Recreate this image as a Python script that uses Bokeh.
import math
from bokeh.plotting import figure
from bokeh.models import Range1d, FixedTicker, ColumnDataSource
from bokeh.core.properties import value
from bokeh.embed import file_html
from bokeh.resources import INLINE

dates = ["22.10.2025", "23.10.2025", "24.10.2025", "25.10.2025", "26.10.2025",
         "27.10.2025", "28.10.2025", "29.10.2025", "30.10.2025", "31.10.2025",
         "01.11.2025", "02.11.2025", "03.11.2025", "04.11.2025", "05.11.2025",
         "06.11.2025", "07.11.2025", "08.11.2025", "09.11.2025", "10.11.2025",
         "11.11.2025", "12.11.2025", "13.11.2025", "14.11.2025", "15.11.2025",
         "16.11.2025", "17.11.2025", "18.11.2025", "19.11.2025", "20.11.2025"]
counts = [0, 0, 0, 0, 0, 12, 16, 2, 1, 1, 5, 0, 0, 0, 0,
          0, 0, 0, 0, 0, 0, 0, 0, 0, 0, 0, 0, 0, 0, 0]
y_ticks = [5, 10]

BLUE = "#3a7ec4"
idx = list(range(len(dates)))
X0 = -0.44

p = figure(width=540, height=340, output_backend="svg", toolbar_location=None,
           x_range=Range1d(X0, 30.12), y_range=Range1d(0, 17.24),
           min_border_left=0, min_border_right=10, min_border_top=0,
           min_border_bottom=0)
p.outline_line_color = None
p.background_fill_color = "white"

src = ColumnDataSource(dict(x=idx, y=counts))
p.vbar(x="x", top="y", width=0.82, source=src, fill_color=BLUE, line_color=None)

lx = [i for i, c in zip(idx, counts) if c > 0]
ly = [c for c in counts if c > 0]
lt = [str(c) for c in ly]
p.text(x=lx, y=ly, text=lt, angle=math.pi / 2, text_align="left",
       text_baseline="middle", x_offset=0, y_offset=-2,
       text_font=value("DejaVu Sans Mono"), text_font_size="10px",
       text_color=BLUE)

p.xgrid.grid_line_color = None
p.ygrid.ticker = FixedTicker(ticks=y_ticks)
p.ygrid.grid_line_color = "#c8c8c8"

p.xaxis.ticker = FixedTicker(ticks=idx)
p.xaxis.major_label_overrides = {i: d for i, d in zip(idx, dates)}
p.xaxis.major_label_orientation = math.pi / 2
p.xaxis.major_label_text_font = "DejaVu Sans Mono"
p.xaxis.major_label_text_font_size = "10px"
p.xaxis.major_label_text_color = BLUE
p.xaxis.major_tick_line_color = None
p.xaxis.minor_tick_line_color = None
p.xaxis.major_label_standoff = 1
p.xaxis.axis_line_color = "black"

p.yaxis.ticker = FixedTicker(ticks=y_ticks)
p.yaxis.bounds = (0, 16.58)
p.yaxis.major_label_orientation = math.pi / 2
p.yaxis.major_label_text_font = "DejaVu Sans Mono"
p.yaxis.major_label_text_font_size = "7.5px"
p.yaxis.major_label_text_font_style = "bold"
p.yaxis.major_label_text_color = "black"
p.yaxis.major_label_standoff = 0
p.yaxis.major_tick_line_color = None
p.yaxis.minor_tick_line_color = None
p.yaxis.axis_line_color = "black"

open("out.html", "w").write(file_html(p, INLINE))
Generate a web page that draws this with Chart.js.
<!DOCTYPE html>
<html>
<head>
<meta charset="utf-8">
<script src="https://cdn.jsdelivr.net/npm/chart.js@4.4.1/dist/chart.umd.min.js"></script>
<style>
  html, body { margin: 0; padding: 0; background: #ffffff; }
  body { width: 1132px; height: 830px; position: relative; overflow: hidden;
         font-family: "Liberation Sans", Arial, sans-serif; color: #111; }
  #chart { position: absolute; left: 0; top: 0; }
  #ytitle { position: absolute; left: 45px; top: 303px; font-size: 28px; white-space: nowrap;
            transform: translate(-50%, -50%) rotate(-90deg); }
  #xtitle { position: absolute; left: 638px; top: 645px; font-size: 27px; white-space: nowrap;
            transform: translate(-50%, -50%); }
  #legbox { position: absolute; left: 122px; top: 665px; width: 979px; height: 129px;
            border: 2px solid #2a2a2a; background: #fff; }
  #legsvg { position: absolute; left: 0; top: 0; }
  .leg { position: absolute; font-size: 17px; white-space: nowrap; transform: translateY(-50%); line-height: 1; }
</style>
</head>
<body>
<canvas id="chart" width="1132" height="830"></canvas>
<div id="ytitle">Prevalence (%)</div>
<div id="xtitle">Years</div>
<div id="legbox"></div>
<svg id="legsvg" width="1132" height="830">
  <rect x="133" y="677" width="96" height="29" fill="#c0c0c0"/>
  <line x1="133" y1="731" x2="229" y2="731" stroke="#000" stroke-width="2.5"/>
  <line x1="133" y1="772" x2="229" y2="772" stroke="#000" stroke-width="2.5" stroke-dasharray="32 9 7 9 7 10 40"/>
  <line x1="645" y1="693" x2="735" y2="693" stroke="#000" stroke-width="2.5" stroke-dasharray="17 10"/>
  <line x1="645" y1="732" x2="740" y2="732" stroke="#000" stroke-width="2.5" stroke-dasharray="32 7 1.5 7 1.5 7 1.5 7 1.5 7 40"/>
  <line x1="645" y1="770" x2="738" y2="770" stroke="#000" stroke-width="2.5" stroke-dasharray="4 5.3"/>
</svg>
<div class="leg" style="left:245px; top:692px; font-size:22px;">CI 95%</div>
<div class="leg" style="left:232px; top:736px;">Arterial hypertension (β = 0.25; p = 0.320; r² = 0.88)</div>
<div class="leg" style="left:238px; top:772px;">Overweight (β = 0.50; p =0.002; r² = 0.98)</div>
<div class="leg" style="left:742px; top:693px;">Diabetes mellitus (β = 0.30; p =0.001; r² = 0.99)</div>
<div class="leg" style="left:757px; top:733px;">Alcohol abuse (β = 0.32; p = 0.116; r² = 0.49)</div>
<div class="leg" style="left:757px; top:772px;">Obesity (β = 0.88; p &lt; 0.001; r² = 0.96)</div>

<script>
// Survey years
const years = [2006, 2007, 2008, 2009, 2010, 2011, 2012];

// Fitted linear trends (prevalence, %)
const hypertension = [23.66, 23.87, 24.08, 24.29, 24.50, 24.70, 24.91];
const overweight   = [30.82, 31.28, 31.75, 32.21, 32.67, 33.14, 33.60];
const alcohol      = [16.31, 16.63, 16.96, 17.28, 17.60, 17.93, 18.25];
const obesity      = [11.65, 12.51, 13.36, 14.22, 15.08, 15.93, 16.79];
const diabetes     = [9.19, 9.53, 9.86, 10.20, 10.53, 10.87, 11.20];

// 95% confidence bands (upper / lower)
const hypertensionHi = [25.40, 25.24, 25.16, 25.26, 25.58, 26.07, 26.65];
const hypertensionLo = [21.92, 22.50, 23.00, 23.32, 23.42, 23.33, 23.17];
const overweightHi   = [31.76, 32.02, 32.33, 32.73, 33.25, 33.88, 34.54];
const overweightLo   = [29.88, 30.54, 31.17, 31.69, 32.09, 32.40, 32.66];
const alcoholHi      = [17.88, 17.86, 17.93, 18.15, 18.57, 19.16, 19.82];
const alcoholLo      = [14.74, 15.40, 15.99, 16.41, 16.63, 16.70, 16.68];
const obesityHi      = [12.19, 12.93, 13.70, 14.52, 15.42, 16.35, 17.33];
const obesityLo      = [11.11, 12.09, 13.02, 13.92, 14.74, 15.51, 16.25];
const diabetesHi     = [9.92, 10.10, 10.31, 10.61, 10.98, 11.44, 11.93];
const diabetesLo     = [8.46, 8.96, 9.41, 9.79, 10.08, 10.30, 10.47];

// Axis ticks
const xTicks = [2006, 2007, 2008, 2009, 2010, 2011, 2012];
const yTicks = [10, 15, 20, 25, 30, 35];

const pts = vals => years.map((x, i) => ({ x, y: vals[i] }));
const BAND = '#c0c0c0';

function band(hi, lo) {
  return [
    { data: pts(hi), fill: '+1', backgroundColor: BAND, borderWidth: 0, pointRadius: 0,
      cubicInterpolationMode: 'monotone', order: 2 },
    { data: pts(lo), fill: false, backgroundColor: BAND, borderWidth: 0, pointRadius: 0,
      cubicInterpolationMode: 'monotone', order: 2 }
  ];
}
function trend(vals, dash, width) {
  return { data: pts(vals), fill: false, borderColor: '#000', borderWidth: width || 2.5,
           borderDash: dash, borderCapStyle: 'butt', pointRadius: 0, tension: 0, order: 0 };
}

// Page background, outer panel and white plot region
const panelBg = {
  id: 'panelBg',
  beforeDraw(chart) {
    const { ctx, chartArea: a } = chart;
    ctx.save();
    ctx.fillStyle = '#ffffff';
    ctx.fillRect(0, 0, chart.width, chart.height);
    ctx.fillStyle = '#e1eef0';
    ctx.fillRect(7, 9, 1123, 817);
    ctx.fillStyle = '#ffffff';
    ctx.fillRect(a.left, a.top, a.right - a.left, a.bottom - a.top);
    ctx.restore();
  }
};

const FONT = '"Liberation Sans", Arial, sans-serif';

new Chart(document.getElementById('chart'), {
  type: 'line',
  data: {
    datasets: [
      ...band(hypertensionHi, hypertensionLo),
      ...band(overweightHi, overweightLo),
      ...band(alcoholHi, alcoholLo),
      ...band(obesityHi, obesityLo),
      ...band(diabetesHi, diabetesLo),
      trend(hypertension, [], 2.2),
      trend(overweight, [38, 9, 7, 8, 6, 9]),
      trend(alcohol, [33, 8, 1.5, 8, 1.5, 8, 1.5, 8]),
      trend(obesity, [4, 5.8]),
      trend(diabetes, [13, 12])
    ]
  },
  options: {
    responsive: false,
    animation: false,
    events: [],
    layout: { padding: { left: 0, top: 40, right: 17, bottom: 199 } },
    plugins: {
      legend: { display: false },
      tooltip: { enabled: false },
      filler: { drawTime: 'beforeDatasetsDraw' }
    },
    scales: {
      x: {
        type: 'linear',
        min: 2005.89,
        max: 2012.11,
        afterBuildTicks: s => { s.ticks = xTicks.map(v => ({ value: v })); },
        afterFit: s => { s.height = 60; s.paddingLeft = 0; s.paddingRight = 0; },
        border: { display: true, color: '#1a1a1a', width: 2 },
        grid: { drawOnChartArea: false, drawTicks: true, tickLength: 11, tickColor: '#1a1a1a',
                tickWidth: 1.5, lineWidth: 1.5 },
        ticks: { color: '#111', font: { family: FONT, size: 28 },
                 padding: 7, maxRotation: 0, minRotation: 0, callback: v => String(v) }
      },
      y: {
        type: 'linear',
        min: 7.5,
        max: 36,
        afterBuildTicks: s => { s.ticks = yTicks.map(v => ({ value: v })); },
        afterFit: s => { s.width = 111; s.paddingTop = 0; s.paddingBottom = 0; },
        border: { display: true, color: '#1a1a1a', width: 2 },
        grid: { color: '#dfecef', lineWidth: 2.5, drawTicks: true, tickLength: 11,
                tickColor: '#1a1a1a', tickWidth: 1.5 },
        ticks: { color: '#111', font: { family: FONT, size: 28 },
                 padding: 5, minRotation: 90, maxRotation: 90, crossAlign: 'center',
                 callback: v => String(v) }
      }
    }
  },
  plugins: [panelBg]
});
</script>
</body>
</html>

### [STATED EXERCISE]
Pull out each line of the records holding the string "this".

### [EXERCISE RESPONSE]
Recreate this image as a Python script that uses Bokeh.
Generate a web page that draws this with Chart.js.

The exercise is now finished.